Le livre donné par Bertrand. Le livre offert par Mathieu. Le petit carnet rouge.

Ce mélange de vert et de jaune, à dominante de vert, comme le printemps d’avril et pourtant c’était un cadeau d’automne. Un mélange de jaune et de vert où le vert ne venait qu’en écriture et filigrane, comme l’été, et justement un cadeau de début d’été et où le plus marquant parlait d’été à venir. Le petit carnet délibérément rouge, en cela un peu narquois mais pour parler de tout, démarré à l’automne avec l’ambition d’aller d’une saison à l’autre.

Des caractères qui rappelaient l’école primaire avec des pleins et des déliés très marqués, des caractères assez petits, assez ronds qui ne paraissaient pas trop inquiétants à imiter.
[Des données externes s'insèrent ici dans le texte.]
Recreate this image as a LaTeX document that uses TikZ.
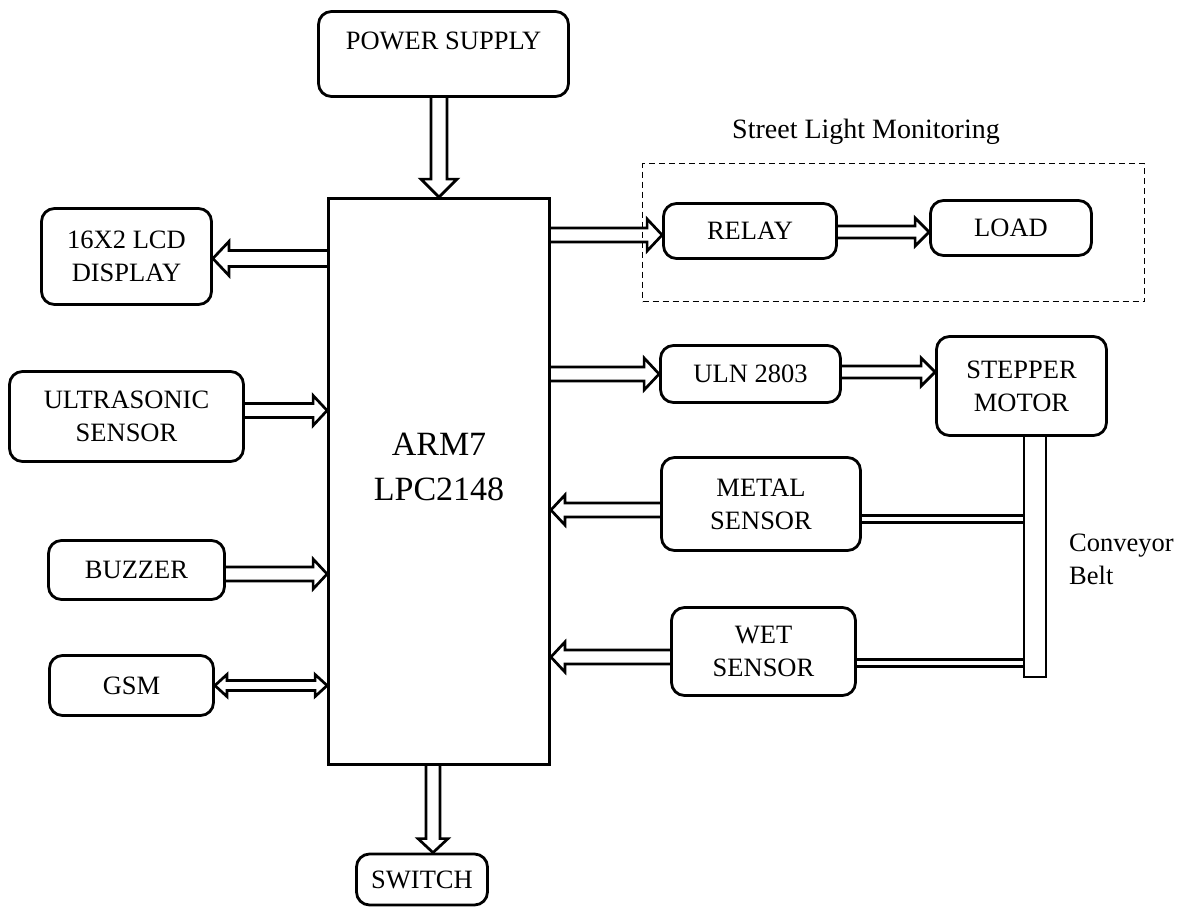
\documentclass[tikz,border=0pt]{standalone}
\usepackage{fontspec}
\setmainfont{Liberation Serif}
\usetikzlibrary{calc}
\newcommand{\blkarrow}[5]{%
  \coordinate (hbA) at ($(#2)!#5!(#1)$);
  \draw[blk] ($(#1)!#3!90:(#2)$) -- ($(hbA)!#3!90:(#2)$) -- ($(hbA)!#4!90:(#2)$) -- (#2) -- ($(hbA)!#4!-90:(#2)$) -- ($(hbA)!#3!-90:(#2)$) -- ($(#1)!#3!-90:(#2)$);
}
\newcommand{\dblarrow}[5]{%
  \coordinate (hbA) at ($(#1)!#5!(#2)$);
  \coordinate (hbB) at ($(#2)!#5!(#1)$);
  \draw[blk] (#1) -- ($(hbA)!#4!90:(#2)$) -- ($(hbA)!#3!90:(#2)$) -- ($(hbB)!#3!90:(#2)$) -- ($(hbB)!#4!90:(#2)$) -- (#2) -- ($(hbB)!#4!-90:(#2)$) -- ($(hbB)!#3!-90:(#2)$) -- ($(hbA)!#3!-90:(#2)$) -- ($(hbA)!#4!-90:(#2)$) -- cycle;
}
\begin{document}
\begin{tikzpicture}[x=1pt,y=-1pt,
  box/.style={draw, line width=2.8pt, rounded corners=13pt, align=center, inner sep=0pt,
    font=\fontsize{26.5}{33}\selectfont},
  blk/.style={draw, line width=2.7pt, line join=miter},
  txt/.style={inner sep=0pt, font=\fontsize{26.5}{33}\selectfont},
]
\useasboundingbox (0,0) rectangle (1190,911);

% nodes
\node[box, minimum width=250pt, minimum height=85pt] (power) at (443.5,54) {POWER SUPPLY\\[-6pt]~};
\node[draw, line width=2.8pt, minimum width=221pt, minimum height=566pt, inner sep=0pt] (cpu) at (439,481.5) {};
\node[txt, font=\fontsize{34}{45}\selectfont, align=center] (cputxt) at (439,467) {ARM7\\LPC2148};
\node[box, minimum width=170pt, minimum height=96pt] (lcd) at (126.5,256.5) {16X2 LCD\\DISPLAY};
\node[box, minimum width=234pt, minimum height=90pt] (ultra) at (126.5,416.5) {ULTRASONIC\\SENSOR};
\node[box, minimum width=176pt, minimum height=59pt] (buzzer) at (136.5,570) {BUZZER};
\node[box, minimum width=164pt, minimum height=60pt] (gsm) at (131.5,685.5) {GSM};
\node[box, minimum width=131pt, minimum height=51pt] (switch) at (422,879.5) {SWITCH};

\node[draw, dash pattern=on 6pt off 4pt, line width=1.5pt, minimum width=502pt, minimum height=138pt, inner sep=0pt] (street) at (893.5,232.5) {};
\node[txt, font=\fontsize{28}{33}\selectfont] (title) at (866,132) {Street Light Monitoring};
\node[box, minimum width=173pt, minimum height=55pt] (relay) at (750,231) {RELAY};
\node[box, minimum width=161pt, minimum height=55pt] (load) at (1011,228) {LOAD};
\node[box, minimum width=180pt, minimum height=57pt] (uln) at (750.5,374) {ULN 2803};
\node[box, minimum width=170pt, minimum height=99pt] (stepper) at (1021.5,386) {STEPPER\\MOTOR};
\node[box, minimum width=199pt, minimum height=93pt] (metal) at (761,504) {METAL\\SENSOR};
\node[box, minimum width=184pt, minimum height=88pt] (wet) at (763.5,651.5) {WET\\SENSOR};
\node[draw, line width=2.6pt, minimum width=22pt, minimum height=242pt, inner sep=0pt] (belt) at (1035,556) {};
\node[txt, align=left, anchor=west] (belttxt) at (1069,559) {Conveyor\\Belt};

% arrows
\coordinate (p1) at (cpu.north |- power.south);
\blkarrow{p1}{cpu.north}{8pt}{18pt}{18pt}

\coordinate (l2) at ($(lcd.east)+(0,2)$);
\coordinate (l1) at (cpu.west |- l2);
\blkarrow{l1}{l2}{8pt}{17pt}{16pt}

\coordinate (u1) at ($(ultra.east)+(0,-6)$);
\coordinate (u2) at (u1 -| cpu.west);
\blkarrow{u1}{u2}{7pt}{15pt}{14pt}

\coordinate (b1) at ($(buzzer.east)+(0,4)$);
\coordinate (b2) at (b1 -| cpu.west);
\blkarrow{b1}{b2}{7pt}{15pt}{14pt}

\coordinate (g1) at (gsm.east);
\coordinate (g2) at (g1 -| cpu.west);
\dblarrow{g1}{g2}{5pt}{11pt}{12pt}

\coordinate (r2) at ($(relay.west)+(0,4)$);
\coordinate (r1) at (cpu.east |- r2);
\blkarrow{r1}{r2}{7pt}{16pt}{15pt}

\coordinate (rl1) at ($(relay.east)+(0,1)$);
\coordinate (rl2) at (rl1 -| load.west);
\blkarrow{rl1}{rl2}{6pt}{14pt}{14pt}

\coordinate (n2) at (uln.west);
\coordinate (n1) at (cpu.east |- n2);
\blkarrow{n1}{n2}{7pt}{16pt}{15pt}

\coordinate (s1) at ($(uln.east)+(0,-2)$);
\coordinate (s2) at (s1 -| stepper.west);
\blkarrow{s1}{s2}{6pt}{14pt}{14pt}

\coordinate (m1) at ($(metal.west)+(0,6)$);
\coordinate (m2) at (m1 -| cpu.east);
\blkarrow{m1}{m2}{7pt}{15pt}{14pt}

\coordinate (w1) at ($(wet.west)+(0,5.5)$);
\coordinate (w2) at (w1 -| cpu.east);
\blkarrow{w1}{w2}{7pt}{15pt}{14pt}

\coordinate (sw1) at ($(cpu.south)+(-6,0)$);
\coordinate (sw2) at (sw1 |- switch.north);
\blkarrow{sw1}{sw2}{7pt}{15pt}{14pt}

% conveyor links
\coordinate (mb1) at ($(metal.east)+(0,15)$);
\draw[line width=2.8pt, double, double distance=4pt] (mb1) -- (mb1 -| belt.west);
\coordinate (wb1) at ($(wet.east)+(0,11.5)$);
\draw[line width=2.8pt, double, double distance=4pt] (wb1) -- (wb1 -| belt.west);
\end{tikzpicture}
\end{document}
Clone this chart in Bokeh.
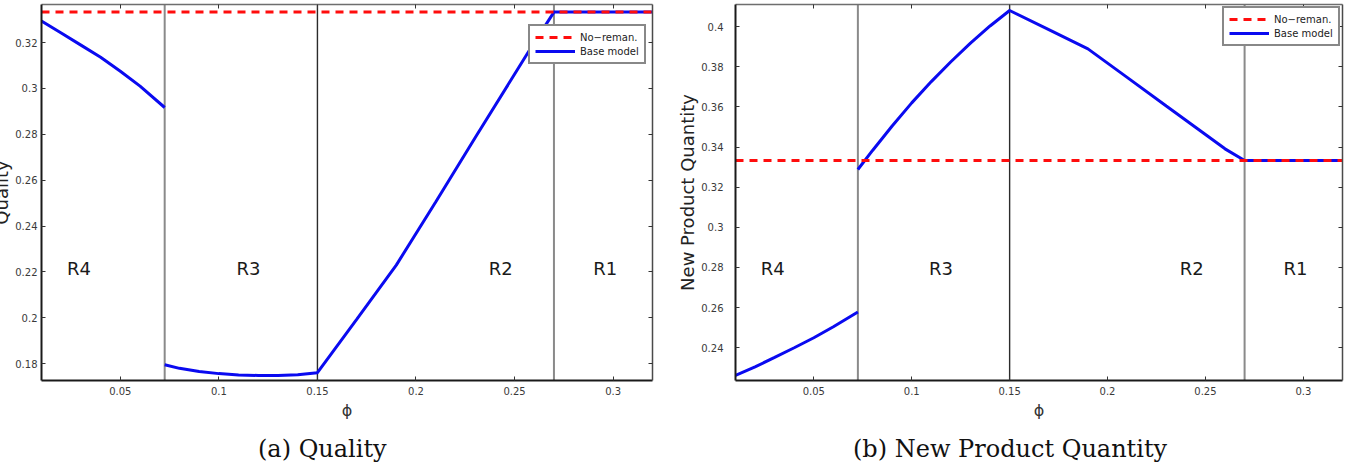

Alors que des caractères subtils avec des élancées bien mesurées, de quoi nourrir le complexe. Mais le petit carnet rouge était là pour nourrir l’espoir de l’entre-deux, capter les moments de grâce, gracier les moments de doute.

Papier presque trop épais, faisant buvard, à presque s’en moquer. Papier fin et gaufré, à filigranes, à faire soupirer. Petits carrés à petits carreaux, pour rappeler que bien des essais furent permis à l’école, pour rappeler une éphémère royauté. Avant la déchéance.


5.Babudu, redresse-toi !




La partie des alignés de la bibliothèque
provenant du grenier de Villebrumier, il devait bien être là.
Voyons, préférence donnée aux gros livres à couverture rouge et
dorée, les prix d’école de la génération passée. Pas un clou
pour les amateurs de littérature mais au moins, cela atteste de
belles satisfactions d’école ! C’est là qu’il y avait
aussi ce récit de voyage de Mungo Park…


Mais au fait, quand avait-il fait tilt,
Mungo Park ? N’était-ce pas via un bouquin de Maryse Condé,
à l’époque où on pouvait s’intéresser à elle puisqu’elle
n’était pas menacée du marbre du Panthéon, qu’elle faisait
encore partie des petites et des petits, qu’on ne la trouvait
d’ailleurs que dans les petites librairies… Oui ! Juste
après la bise à Roselyne, le bouquin à Maryse, Trouvé à côté
de la vieille édition du Voyage sentimental et c’est cela qui
avait fait tilt ! Mungo Park et Laurence Sterne, même combat ?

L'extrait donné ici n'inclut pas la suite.